INDIANAPOLIS – When the early historical accounts of Mike Pence’s first stint as a governor are assembled, the critical moment will likely be 10 a.m. May 15, 2014.
At that time, at the IU Health/Methodist Hospital Auditorium, Pence pushed away from the ideological trappings of a Capitol Hill Republican and became a pragmatic governor. His was not an embrace of Obamacare, but a critical mass realization that he presides over an unhealthy state and to reject Obamacare outright would only continue a troubled Hoosier Jacksonian legacy that thumbs its nose at federal funding, often at great expense to its citizens decades later.
We have seen this happen before. The spurning of the school lunch program in the 1950s, Nixon-era federal revenue sharing, and a failure to separate combined storm and sanitary sewers a generation ago spawned a wave of double-digit rate hikes in dozens of Indiana cities.
The scenario facing Pence was hundreds of thousands of Hoosiers without access to health insurance, coming at a time when the state suffers high obesity, smoking, infant mortality, adult suicide, coronary and cancer rates. “The facts are clear,” Pence said. “Today we have 350,000 low-income, working Hoosiers, those below 100 percent of the federal poverty level or a family of four making about $24,000 a year or less, who lack access to the kind of quality health insurance that their better-off neighbors enjoy. Experts rightly call this the ‘coverage gap.’”
Pence didn’t necessarily embrace the Obamacare he vociferously rejected as a congressman, but instead sought its adaptation with what could be called the compassionate, conservative stamp.
“I believe there are only two futures for health care in this country, government-directed health care or consumer-driven health care,” Pence said. “Indiana chose the better portion by embracing consumer-driven health care, giving eligible Hoosiers the power to make their own health care decisions. Today we seek to build on that choice by expanding the Healthy Indiana Plan for even more working Hoosiers.”
And as the assembly watched what many had thought would be an unlikely event, Pence brought a measure of his soul, which many Hoosiers admire. “Let me speak from my heart,” he said, as the four Hoosiers he cited with their own health care dilemmas sat amongst the state’s powerful legislators in the first row. “Hoosiers have long cherished the principle that we must love our neighbor as we love ourselves; that we must not walk by on the opposite side of the road when our neighbors are hurting and in need. That’s what makes Indiana special.”
This moment became a virtual “we are the world” synapse. There was conservative Curt Smith of the Indiana Family Association, saying, “As I watched his remarks and saw the broad support in the room (hospital execs, docs, other health care professionals, elected officials, budget hawks, and more) it became obvious this proposed expansion of the Healthy Indiana Plan puts Indiana in the forefront of providing an alternative to Obamacare.”
State Rep. B. Patrick Bauer, D-South Bend, observed, “I’m glad he’s giving it another effort and I hope he succeeds.
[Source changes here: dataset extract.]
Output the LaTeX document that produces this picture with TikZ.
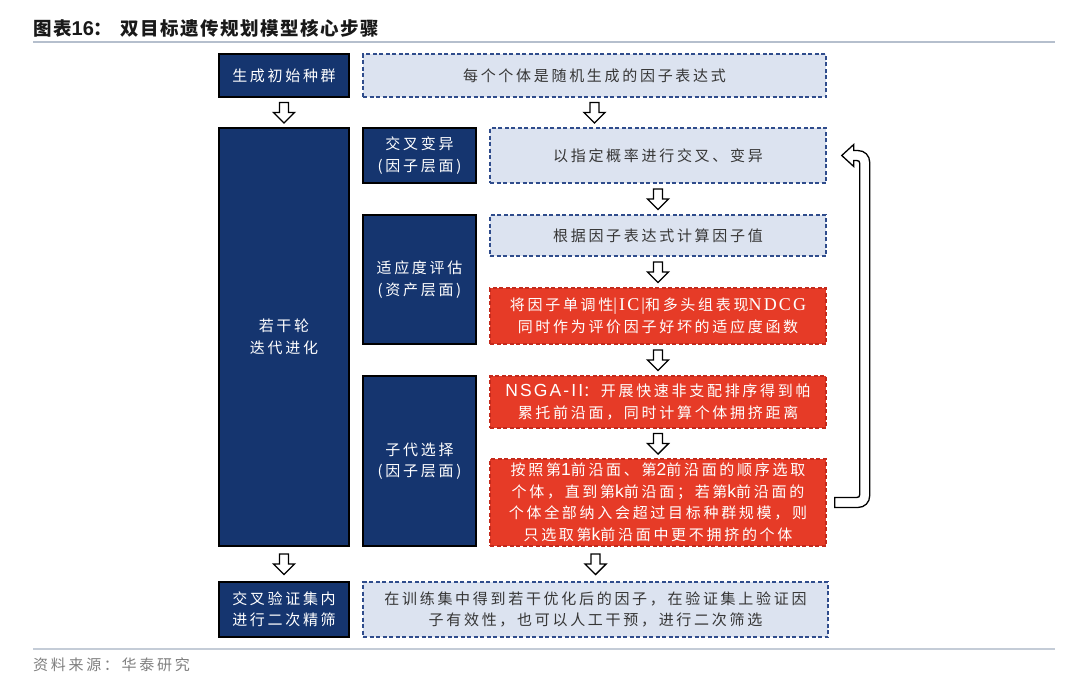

There are a lot of people in this state that don’t have health care.”
What many expected, however, was Pence to simply reject Obamacare outright. The danger in that was that with repeal virtually impossible, the Obamacare mandates would still be there, the funding wouldn’t.
U.S. Rep. Larry Bucshon and House Ways & Means Chairman Tim Brown observed in an op-ed article for the Lafayette Journal & Courier, “As physicians, we have a core principle belief that every citizen should have the opportunity to access quality, affordable health care. The governor’s plan puts patients in the driver’s seat and requires them to have skin in the game to receive additional benefits, while protecting a basic plan that covers all enrollees. The plan is budget neutral; it does not pay for expansion on the backs of Hoosier taxpayers and does not rely on resources from the general fund.”
Speaking Monday before the American Enterprise Institute, Pence affixed the badge of pragmatism to his jacket. “When it comes to the issue of health care, I believe that people in my party need to be solutions conservatives, offering real alternatives to the big-government answers
There will be tough days and big decisions ahead on the “intractable problem” front.
A source familiar with the Family Social Services Administration reacted by saying, “The major sticking point with (Center for Medicaid/Medicare Services) has been that under the current HIP plan enrollees who fail to make contributions to their POWER accounts would lose coverage.” Now they won’t.
But that source added, “I am convinced that the implementation of this plan will be a disaster. The current HIP is poorly run and the POWER account administration is a disaster. This implementation could be as bad as the Obamacare rollout and Pencecare will give the Dems a lot to shout about.”
Successful governors are those who rule with pragmatism. They are confronted with, as Pence observed, “real people” facing “intractable problems.”
There’s a long way to go for this story to play out. But there is no mistaking that Pence opened a new chapter in his policy career. And as the old saying goes, good policy makes good politics.